**WHAT YOU HAVE TO DO**
Repeat, exactly and completely, the material that follows. Omit the pictures.

**DATA LINES**
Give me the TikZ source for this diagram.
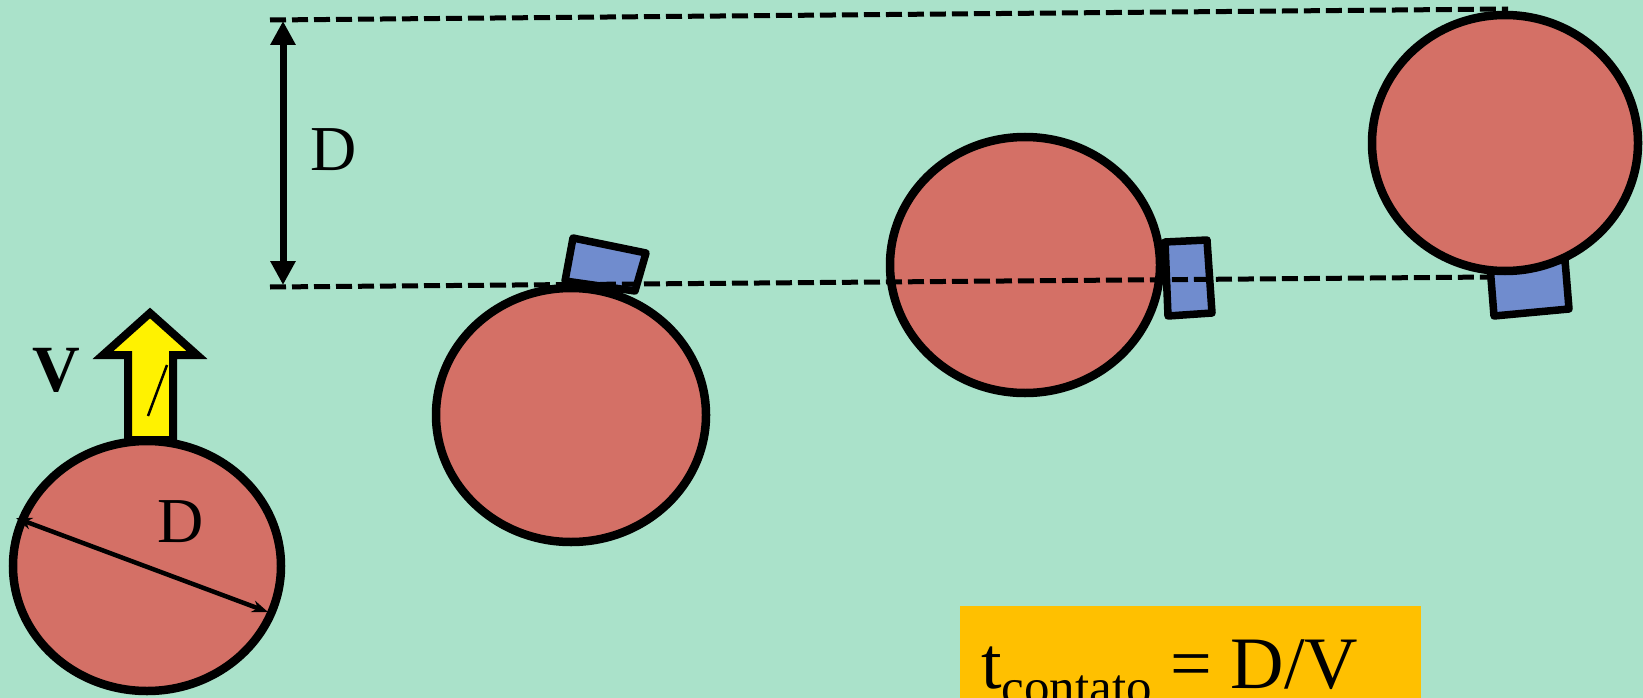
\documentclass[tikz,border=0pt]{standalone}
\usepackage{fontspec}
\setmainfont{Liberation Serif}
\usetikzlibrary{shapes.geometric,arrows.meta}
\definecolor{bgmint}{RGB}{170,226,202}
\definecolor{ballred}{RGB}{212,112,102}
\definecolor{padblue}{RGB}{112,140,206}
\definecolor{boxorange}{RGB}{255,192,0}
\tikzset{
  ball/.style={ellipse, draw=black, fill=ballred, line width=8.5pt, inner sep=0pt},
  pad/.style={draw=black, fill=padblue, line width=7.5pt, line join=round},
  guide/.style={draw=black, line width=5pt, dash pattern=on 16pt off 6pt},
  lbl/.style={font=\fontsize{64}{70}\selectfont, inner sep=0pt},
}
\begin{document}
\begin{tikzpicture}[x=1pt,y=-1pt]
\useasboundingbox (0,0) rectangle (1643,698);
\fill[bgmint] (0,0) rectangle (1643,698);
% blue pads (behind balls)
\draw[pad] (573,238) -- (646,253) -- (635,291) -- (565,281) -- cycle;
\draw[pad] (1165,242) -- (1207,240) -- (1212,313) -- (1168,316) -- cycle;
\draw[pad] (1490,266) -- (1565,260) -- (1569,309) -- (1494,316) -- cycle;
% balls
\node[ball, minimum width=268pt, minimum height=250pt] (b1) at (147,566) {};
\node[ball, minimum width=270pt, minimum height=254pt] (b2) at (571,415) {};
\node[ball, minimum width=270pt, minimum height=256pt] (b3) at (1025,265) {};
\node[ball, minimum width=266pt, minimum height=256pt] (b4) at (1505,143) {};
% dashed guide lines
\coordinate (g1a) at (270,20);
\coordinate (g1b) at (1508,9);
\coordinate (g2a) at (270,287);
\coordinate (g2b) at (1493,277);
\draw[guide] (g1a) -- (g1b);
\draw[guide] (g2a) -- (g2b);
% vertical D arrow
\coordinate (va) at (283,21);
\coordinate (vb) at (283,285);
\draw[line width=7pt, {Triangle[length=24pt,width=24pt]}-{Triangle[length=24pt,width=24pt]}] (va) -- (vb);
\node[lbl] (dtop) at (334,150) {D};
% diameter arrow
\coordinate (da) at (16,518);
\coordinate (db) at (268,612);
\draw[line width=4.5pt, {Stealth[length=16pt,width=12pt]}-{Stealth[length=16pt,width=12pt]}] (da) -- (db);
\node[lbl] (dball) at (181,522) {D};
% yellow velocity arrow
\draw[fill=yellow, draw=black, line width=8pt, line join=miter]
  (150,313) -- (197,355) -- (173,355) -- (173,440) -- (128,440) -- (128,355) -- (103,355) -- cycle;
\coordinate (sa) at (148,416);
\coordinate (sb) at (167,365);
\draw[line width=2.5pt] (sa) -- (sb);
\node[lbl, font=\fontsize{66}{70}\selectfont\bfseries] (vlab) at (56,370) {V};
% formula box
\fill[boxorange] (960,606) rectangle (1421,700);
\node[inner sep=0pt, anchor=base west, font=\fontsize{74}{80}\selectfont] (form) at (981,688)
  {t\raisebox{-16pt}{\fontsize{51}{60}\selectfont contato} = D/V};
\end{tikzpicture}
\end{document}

**THE OUTPUT**
Give me the TikZ source for this diagram.
\documentclass[tikz,border=0pt]{standalone}
\usepackage{fontspec}
\setmainfont{Liberation Serif}
\usetikzlibrary{shapes.geometric,arrows.meta}
\definecolor{bgmint}{RGB}{170,226,202}
\definecolor{ballred}{RGB}{212,112,102}
\definecolor{padblue}{RGB}{112,140,206}
\definecolor{boxorange}{RGB}{255,192,0}
\tikzset{
  ball/.style={ellipse, draw=black, fill=ballred, line width=8.5pt, inner sep=0pt},
  pad/.style={draw=black, fill=padblue, line width=7.5pt, line join=round},
  guide/.style={draw=black, line width=5pt, dash pattern=on 16pt off 6pt},
  lbl/.style={font=\fontsize{64}{70}\selectfont, inner sep=0pt},
}
\begin{document}
\begin{tikzpicture}[x=1pt,y=-1pt]
\useasboundingbox (0,0) rectangle (1643,698);
\fill[bgmint] (0,0) rectangle (1643,698);
% blue pads (behind balls)
\draw[pad] (573,238) -- (646,253) -- (635,291) -- (565,281) -- cycle;
\draw[pad] (1165,242) -- (1207,240) -- (1212,313) -- (1168,316) -- cycle;
\draw[pad] (1490,266) -- (1565,260) -- (1569,309) -- (1494,316) -- cycle;
% balls
\node[ball, minimum width=268pt, minimum height=250pt] (b1) at (147,566) {};
\node[ball, minimum width=270pt, minimum height=254pt] (b2) at (571,415) {};
\node[ball, minimum width=270pt, minimum height=256pt] (b3) at (1025,265) {};
\node[ball, minimum width=266pt, minimum height=256pt] (b4) at (1505,143) {};
% dashed guide lines
\coordinate (g1a) at (270,20);
\coordinate (g1b) at (1508,9);
\coordinate (g2a) at (270,287);
\coordinate (g2b) at (1493,277);
\draw[guide] (g1a) -- (g1b);
\draw[guide] (g2a) -- (g2b);
% vertical D arrow
\coordinate (va) at (283,21);
\coordinate (vb) at (283,285);
\draw[line width=7pt, {Triangle[length=24pt,width=24pt]}-{Triangle[length=24pt,width=24pt]}] (va) -- (vb);
\node[lbl] (dtop) at (334,150) {D};
% diameter arrow
\coordinate (da) at (16,518);
\coordinate (db) at (268,612);
\draw[line width=4.5pt, {Stealth[length=16pt,width=12pt]}-{Stealth[length=16pt,width=12pt]}] (da) -- (db);
\node[lbl] (dball) at (181,522) {D};
% yellow velocity arrow
\draw[fill=yellow, draw=black, line width=8pt, line join=miter]
  (150,313) -- (197,355) -- (173,355) -- (173,440) -- (128,440) -- (128,355) -- (103,355) -- cycle;
\coordinate (sa) at (148,416);
\coordinate (sb) at (167,365);
\draw[line width=2.5pt] (sa) -- (sb);
\node[lbl, font=\fontsize{66}{70}\selectfont\bfseries] (vlab) at (56,370) {V};
% formula box
\fill[boxorange] (960,606) rectangle (1421,700);
\node[inner sep=0pt, anchor=base west, font=\fontsize{74}{80}\selectfont] (form) at (981,688)
  {t\raisebox{-16pt}{\fontsize{51}{60}\selectfont contato} = D/V};
\end{tikzpicture}
\end{document}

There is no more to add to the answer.